Robina Crook: Universal Design Thinking

“My disability exists not because I use a wheelchair,  but because the broader environment isn’t accessible.” –Stella Young – Australian Journalist, Disability Rights Activist and Comedian

As we collectively look for ways to create a more sustainable future, it is vital we include our built environment. Without considering all, we risk condemning the most vulnerable of our community to an unsustainable, inaccessible world. By embracing Universal Design Thinking our urban places will accommodate everyone; you, me, young, old and those with disabilities.

universal design thinking
Robina Crook

Curtin University has made a commitment to a sustainable future for all by establishing a vision to be the most accessible campus by 2030. The main Curtin University campus is located in the suburb of Bentley, Western Australia. Curtin is a large low rise, low density university, predominantly built in the 1970s with a big vision.

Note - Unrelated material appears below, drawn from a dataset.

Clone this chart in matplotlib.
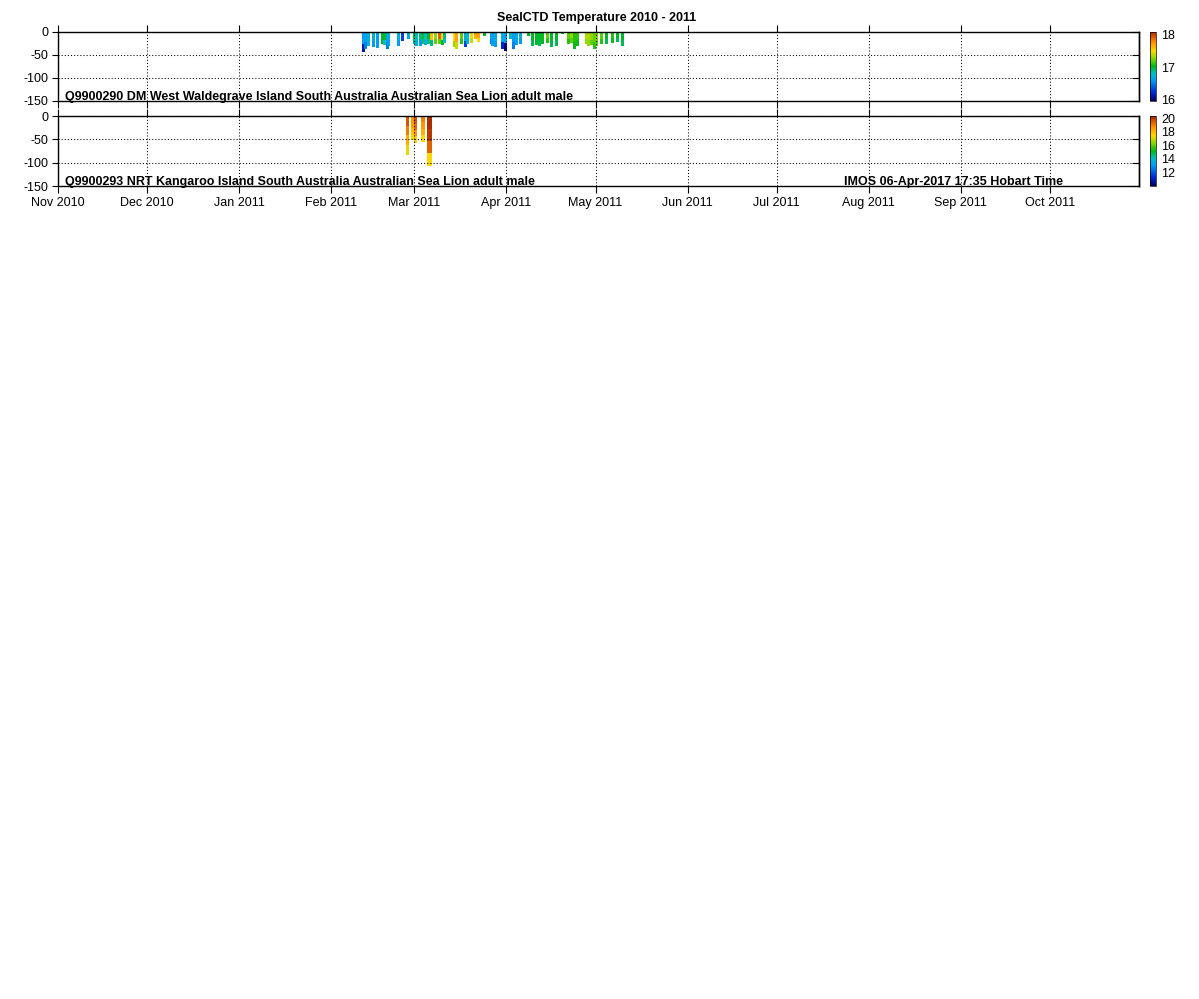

Due to the good fortune of location, Curtin is perfectly placed to provide educational services to the South East Asian student market. Over the next 10-20 years, Curtin is embarking on an extensive programme of development that will fundamentally change the nature of the Bentley campus. The campus will function as alternative city centre with a diversity of functions and services, not just a location of tertiary education. The adoption of the Universal Design Thinking approach is one of the key strategies that designers, architects and planners are required to address when tendering for work at Curtin.

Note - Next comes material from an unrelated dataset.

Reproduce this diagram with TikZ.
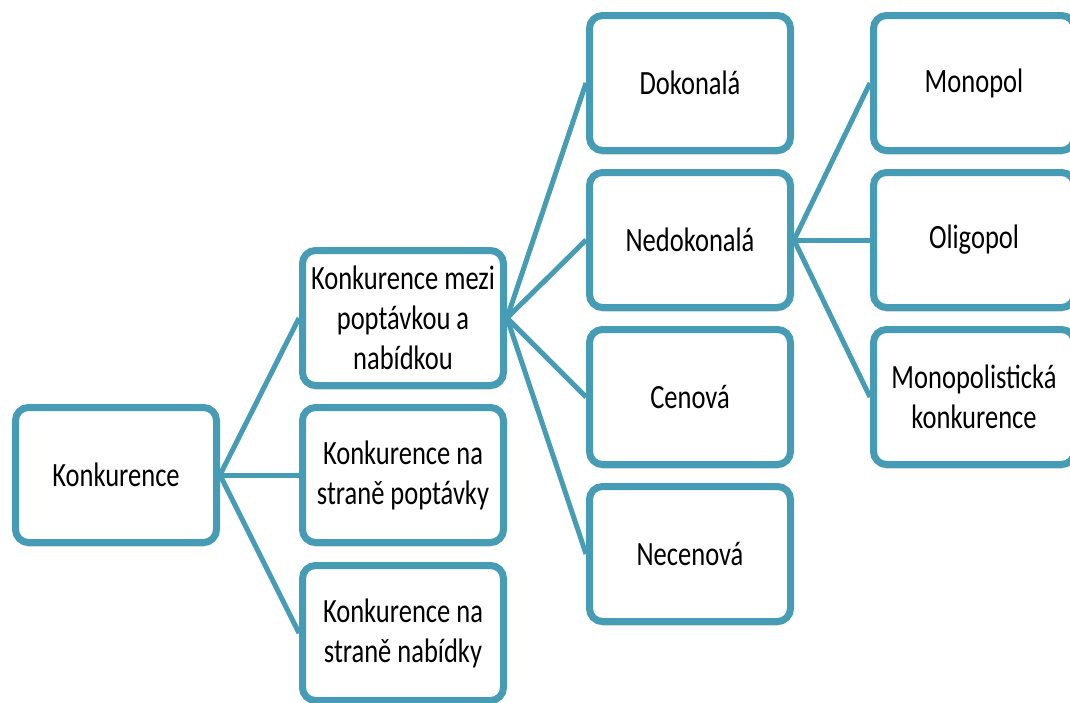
\documentclass[tikz,border=0pt]{standalone}
\usepackage{fontspec}
\setmainfont[FakeStretch=0.78]{Carlito}
\usetikzlibrary{shadows}

\definecolor{boxblue}{HTML}{459CB4}

\begin{document}
\begin{tikzpicture}[x=1pt, y=-1pt,
    box/.style={draw=boxblue, line width=7pt, fill=white, rounded corners=13pt,
      minimum width=201pt, minimum height=135pt, align=center,
      font=\fontsize{34}{40}\selectfont,
      drop shadow={opacity=0.3, shadow xshift=0pt, shadow yshift=-4pt}},
    link/.style={draw=boxblue, line width=5pt}]
  \clip (0,0) rectangle (1070,702);

  % koren
  \node[box] (konk) at (116, 475) {Konkurence};

  % druha uroven
  \node[box] (mezi)  at (403, 318) {Konkurence mezi\\poptávkou a\\nabídkou};
  \node[box] (popt)  at (403, 475) {Konkurence na\\straně poptávky};
  \node[box] (nabi)  at (403, 633) {Konkurence na\\straně nabídky};

  % treti uroven
  \node[box] (dok)   at (690, 83)  {Dokonalá};
  \node[box] (nedok) at (690, 240) {Nedokonalá};
  \node[box] (cen)   at (690, 397) {Cenová};
  \node[box] (necen) at (690, 554) {Necenová};

  % ctvrta uroven
  \node[box] (mono)  at (974, 83)  {Monopol};
  \node[box] (oligo) at (974, 240) {Oligopol};
  \node[box] (mkonk) at (974, 397) {Monopolistická\\konkurence};

  \draw[link] (konk.east) -- (mezi.west);
  \draw[link] (konk.east) -- (popt.west);
  \draw[link] (konk.east) -- (nabi.west);

  \draw[link] (mezi.east) -- (dok.west);
  \draw[link] (mezi.east) -- (nedok.west);
  \draw[link] (mezi.east) -- (cen.west);
  \draw[link] (mezi.east) -- (necen.west);

  \draw[link] (nedok.east) -- (mono.west);
  \draw[link] (nedok.east) -- (oligo.west);
  \draw[link] (nedok.east) -- (mkonk.west);
\end{tikzpicture}
\end{document}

There are 50,228 enrolled students at the Bentley campus, supported by some 4,041 staff made up of academics, administrators and contractors. Over 16,376 of these students are international. With a large student body, Curtin hosts numerous events, festivals and graduations on campus, attracting thousands of visitors to the campus each year. Curtin is a fabulously rich and diverse community.

In Australia, 18.5 % of the population report as having a disability, this means that some 11,800 people will want to access the campus that could also have a disability. These figures do not even address the very porous state of temporarily able-bodied. Live long enough and you will almost certainly enter a state of disability at some point in your life.

As a public institution, Curtin University is required to meet the Disability Access and Inclusion Legislation requirements however Curtin has established a vision that is more welcoming and inclusive than the legislation. Curtin University has adopted a smart approach. The Curtin Universal Design Guideline – Built Form project provided for a high level of participation engaging with 65 stakeholders underpinning a strong sense of ownership. The process deliberately aligned with the vision, established agreed principles and created design criteria. The guideline has also been embedded in a governance process that integrates Universal Design Thinking into all stages of place making.